SHORT TASK
Retype the data exactly, from its first line to the line containing "var depthRange = [0, 15];", including both, and skip any picture.

DATA
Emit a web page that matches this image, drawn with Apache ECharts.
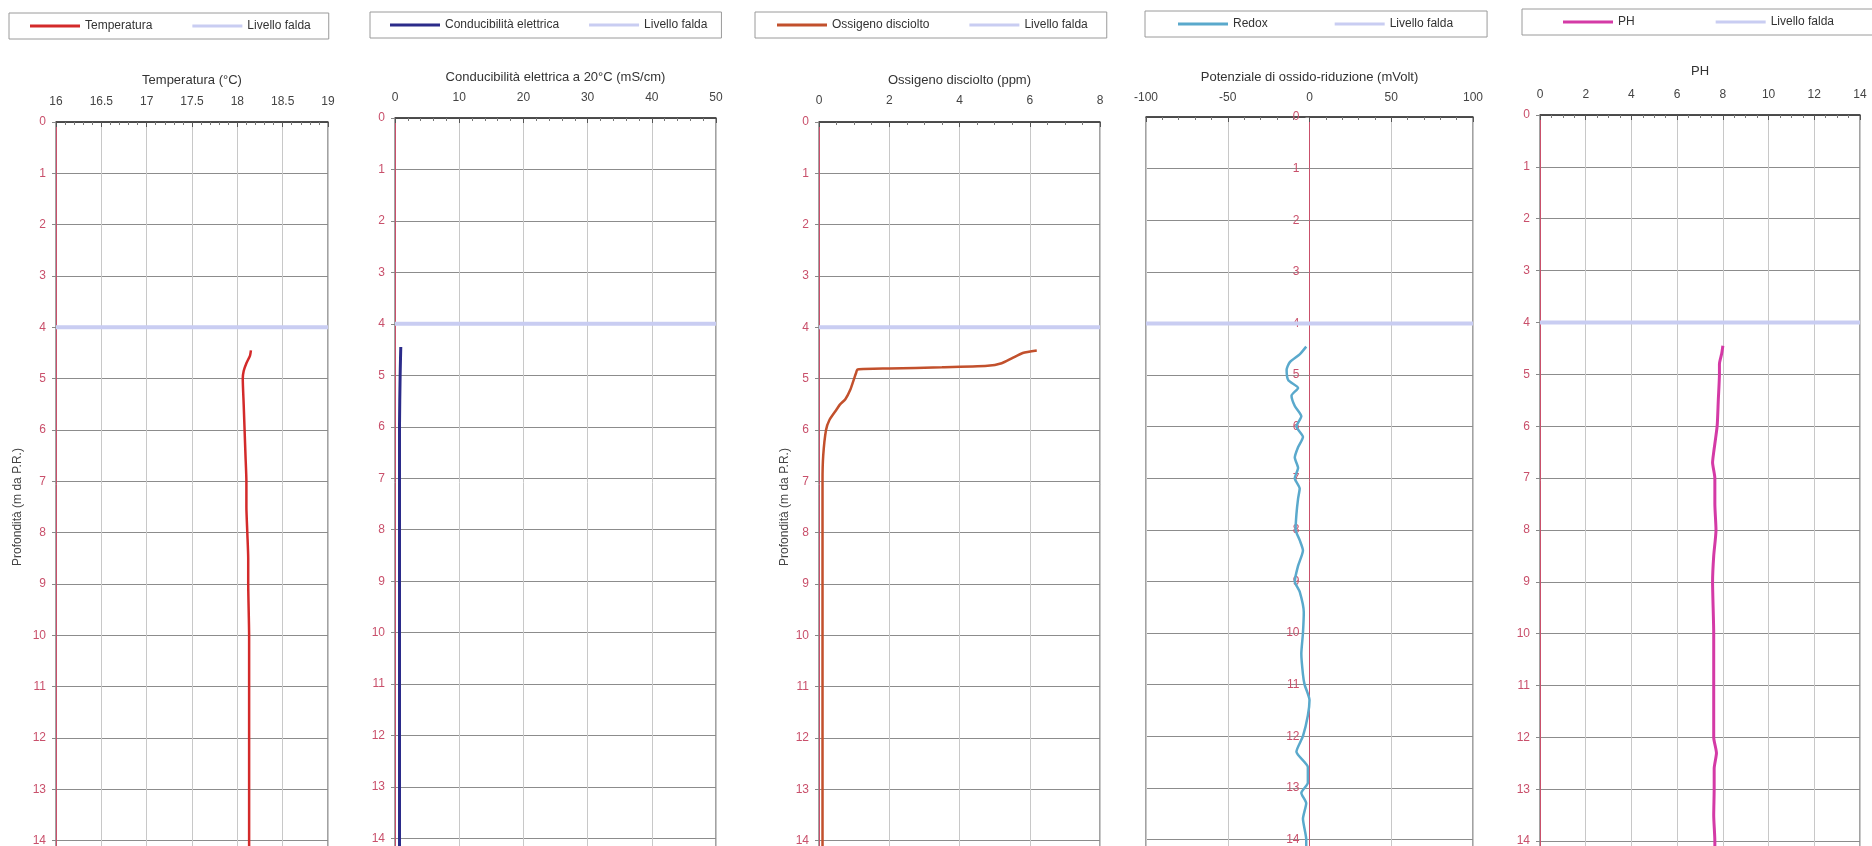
<!DOCTYPE html>
<html>
<head>
<meta charset="utf-8">
<title>Profili multiparametrici</title>
<script src="https://cdn.jsdelivr.net/npm/echarts@6/dist/echarts.min.js"></script>
<style>
  html, body { margin: 0; padding: 0; background: #fff; }
  #main { width: 1872px; height: 846px; }
</style>
</head>
<body>
<div id="main"></div>
<script>
// livello falda (m da P.R.)
var faldaDepth = 4;
var depthRange = [0, 15];

// temperatura (°C)
var tempRange = [16, 19];
var tempDepth = [4.45, 4.55, 4.7, 4.85, 5.0, 5.5, 6.0, 6.5, 7.0, 7.5, 8.0, 8.5, 9.0, 10.0, 11.0, 12.0, 13.0, 14.0, 14.3];
var tempValues = [18.15, 18.14, 18.1, 18.07, 18.06, 18.07, 18.08, 18.09, 18.1, 18.1, 18.11, 18.12, 18.12, 18.13, 18.13, 18.13, 18.13, 18.13, 18.13];

// conducibilità elettrica a 20°C (mS/cm)
var condRange = [0, 50];
var condDepth = [4.45, 5.0, 6.0, 7.0, 8.0, 9.0, 10.0, 11.0, 12.0, 13.0, 14.0, 14.3];
var condValues = [0.9, 0.8, 0.7, 0.7, 0.7, 0.7, 0.7, 0.7, 0.7, 0.7, 0.7, 0.7];

// ossigeno disciolto (ppm)
var oxyRange = [0, 8];
var oxyDepth = [4.45, 4.5, 4.6, 4.7, 4.75, 4.78, 4.8, 4.82, 4.9, 5.0, 5.2, 5.4, 5.5, 5.6, 5.8, 6.0, 6.5, 7.0, 8.0, 10.0, 12.0, 14.0, 14.3];
var oxyValues = [6.2, 5.8, 5.5, 5.2, 4.8, 3.5, 2.0, 1.1, 1.05, 1.0, 0.9, 0.75, 0.6, 0.5, 0.3, 0.2, 0.12, 0.1, 0.1, 0.1, 0.1, 0.1, 0.1];

// potenziale di ossido-riduzione (mVolt)
var redoxRange = [-100, 100];
var redoxDepth = [4.45, 4.6, 4.75, 4.9, 5.1, 5.25, 5.4, 5.6, 5.8, 6.0, 6.2, 6.4, 6.6, 6.8, 7.0, 7.2, 7.4, 7.7, 8.0, 8.2, 8.4, 8.7, 9.0, 9.2, 9.6, 10.0, 10.4, 10.8, 11.0, 11.3, 11.6, 12.0, 12.3, 12.6, 12.9, 13.1, 13.3, 13.6, 14.0, 14.3];
var redoxValues = [-2, -6, -12, -14, -13, -7, -11, -9, -5, -8, -4, -7, -9, -7, -9, -6, -7, -8, -8.5, -6, -4, -7, -9, -6, -3.5, -4, -5, -4, -3, 0, -1, -4, -8, -1, -1, -5, -2, -4, -2, -2];

// PH
var phRange = [0, 14];
var phDepth = [4.45, 4.6, 4.8, 5.0, 5.5, 6.0, 6.5, 6.7, 7.0, 7.5, 8.0, 8.5, 9.0, 10.0, 11.0, 11.5, 12.0, 12.3, 12.6, 13.0, 13.5, 14.0, 14.3];
var phValues = [8.0, 7.95, 7.85, 7.85, 7.8, 7.75, 7.6, 7.55, 7.65, 7.65, 7.7, 7.6, 7.55, 7.6, 7.6, 7.6, 7.6, 7.72, 7.62, 7.62, 7.6, 7.65, 7.65];

function pairs(xs, ys) {
  return xs.map(function (v, i) { return [v, ys[i]]; });
}

var font = "'Liberation Sans', Arial, sans-serif";
var faldaColor = '#c9cdf2';
var depthLabelColor = '#c9506b';

// layout of the five panels
var panels = [
  { left: 56,   top: 122, width: 272, height: 770, title: 'Temperatura (°C)', range: tempRange, interval: 0.5, minor: 5, nameGap: 35, margin: 14,
    legend: { left: 9, top: 13, padding: [7, 18, 7, 21], gap: 40 }, yName: 'Profondità (m da P.R.)', yNameGap: 32 },
  { left: 395,  top: 118, width: 321, height: 772, title: 'Conducibilità elettrica a 20°C (mS/cm)', range: condRange, interval: 10, minor: 5, nameGap: 34, margin: 14,
    legend: { left: 370, top: 12, padding: [7, 14, 7, 20], gap: 30 } },
  { left: 819,  top: 122, width: 281, height: 770, title: 'Ossigeno disciolto (ppm)', range: oxyRange, interval: 2, minor: 4, nameGap: 35, margin: 15,
    legend: { left: 755, top: 12, padding: [7, 19, 7, 22], gap: 40 }, yName: 'Profondità (m da P.R.)', yNameGap: 28 },
  { left: 1146, top: 117, width: 327, height: 774, title: 'Potenziale di ossido-riduzione (mVolt)', range: redoxRange, interval: 50, minor: 5, nameGap: 33, margin: 13,
    legend: { left: 1145, top: 11, padding: [7, 34, 7, 33], gap: 67 } },
  { left: 1540, top: 115, width: 320, height: 778, title: 'PH', range: phRange, interval: 2, minor: 4, nameGap: 37, margin: 14,
    legend: { left: 1522, top: 9, padding: [7, 40, 7, 41], gap: 81, width: 300 } }
];

var seriesInfo = [
  { name: 'Temperatura', color: '#d32a2a', width: 2.5, depth: tempDepth, values: tempValues },
  { name: 'Conducibilità elettrica', color: '#2b2b8a', width: 3, depth: condDepth, values: condValues },
  { name: 'Ossigeno disciolto', color: '#c2502c', width: 2.5, depth: oxyDepth, values: oxyValues },
  { name: 'Redox', color: '#5aa9cc', width: 2.5, depth: redoxDepth, values: redoxValues },
  { name: 'PH', color: '#d43aa6', width: 3, depth: phDepth, values: phValues }
];

var grid = [], xAxis = [], yAxis = [], legend = [], series = [];

panels.forEach(function (p, i) {
  grid.push({
    left: p.left, top: p.top, width: p.width, height: p.height,
    outerBoundsMode: 'none',
    show: true, borderColor: '#444', borderWidth: 1, backgroundColor: '#fff'
  });
  xAxis.push({
    gridIndex: i, type: 'value', position: 'top', min: p.range[0], max: p.range[1], interval: p.interval,
    name: p.title, nameLocation: 'middle', nameGap: p.nameGap,
    nameTextStyle: { fontFamily: font, fontSize: 13, color: '#333' },
    axisLine: { show: true, onZero: false, lineStyle: { color: '#333', width: 1.5 } },
    axisTick: { show: true, inside: true, length: 5, lineStyle: { color: '#555' } },
    minorTick: { show: true, splitNumber: p.minor, length: 3, lineStyle: { color: '#777' } },
    axisLabel: { margin: p.margin, fontFamily: font, fontSize: 12, color: '#444' },
    splitLine: { show: true, lineStyle: { color: '#c8c8c8', width: 1 } }
  });
  // depth axis crosses the x axis at 0 when 0 is inside the range
  var zeroOffset = 0;
  if (p.range[0] < 0 && p.range[1] > 0) {
    zeroOffset = -p.width * (0 - p.range[0]) / (p.range[1] - p.range[0]);
  }
  yAxis.push({
    gridIndex: i, type: 'value', inverse: true, min: depthRange[0], max: depthRange[1], interval: 1,
    offset: zeroOffset,
    name: p.yName || '', nameLocation: 'middle', nameGap: p.yNameGap || 0, nameRotate: 90,
    nameTextStyle: { fontFamily: font, fontSize: 12, color: '#444' },
    axisLine: { show: true, onZero: false, lineStyle: { color: '#c9506b', width: 1 } },
    axisTick: { show: true, length: 4, lineStyle: { color: '#888' } },
    axisLabel: { margin: 10, fontFamily: font, fontSize: 12, color: depthLabelColor },
    splitLine: { show: true, lineStyle: { color: '#8c8c8c', width: 1 } }
  });
  var s = seriesInfo[i];
  var lg = {
    left: p.legend.left, top: p.legend.top, padding: p.legend.padding, itemGap: p.legend.gap,
    icon: 'rect', itemWidth: 50, itemHeight: 3,
    borderColor: '#9a9a9a', borderWidth: 1, backgroundColor: '#fff',
    textStyle: { fontFamily: font, fontSize: 12, color: '#333' },
    data: [s.name, 'Livello falda']
  };
  if (p.legend.width) lg.width = p.legend.width;
  legend.push(lg);
  series.push({
    name: 'Livello falda', type: 'line', xAxisIndex: i, yAxisIndex: i,
    data: [[p.range[0], faldaDepth], [p.range[1], faldaDepth]],
    symbol: 'none', silent: true,
    lineStyle: { color: faldaColor, width: 4 }, itemStyle: { color: faldaColor }
  });
  series.push({
    name: s.name, type: 'line', xAxisIndex: i, yAxisIndex: i,
    data: pairs(s.values, s.depth),
    symbol: 'none', smooth: 0.2,
    lineStyle: { color: s.color, width: s.width }, itemStyle: { color: s.color }
  });
});

var myChart = echarts.init(document.getElementById('main'));
myChart.setOption({
  animation: false,
  backgroundColor: '#fff',
  grid: grid,
  xAxis: xAxis,
  yAxis: yAxis,
  legend: legend,
  series: series
});
</script>
</body>
</html>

RESULT
Emit a web page that matches this image, drawn with Apache ECharts.
<!DOCTYPE html>
<html>
<head>
<meta charset="utf-8">
<title>Profili multiparametrici</title>
<script src="https://cdn.jsdelivr.net/npm/echarts@6/dist/echarts.min.js"></script>
<style>
  html, body { margin: 0; padding: 0; background: #fff; }
  #main { width: 1872px; height: 846px; }
</style>
</head>
<body>
<div id="main"></div>
<script>
// livello falda (m da P.R.)
var faldaDepth = 4;
var depthRange = [0, 15];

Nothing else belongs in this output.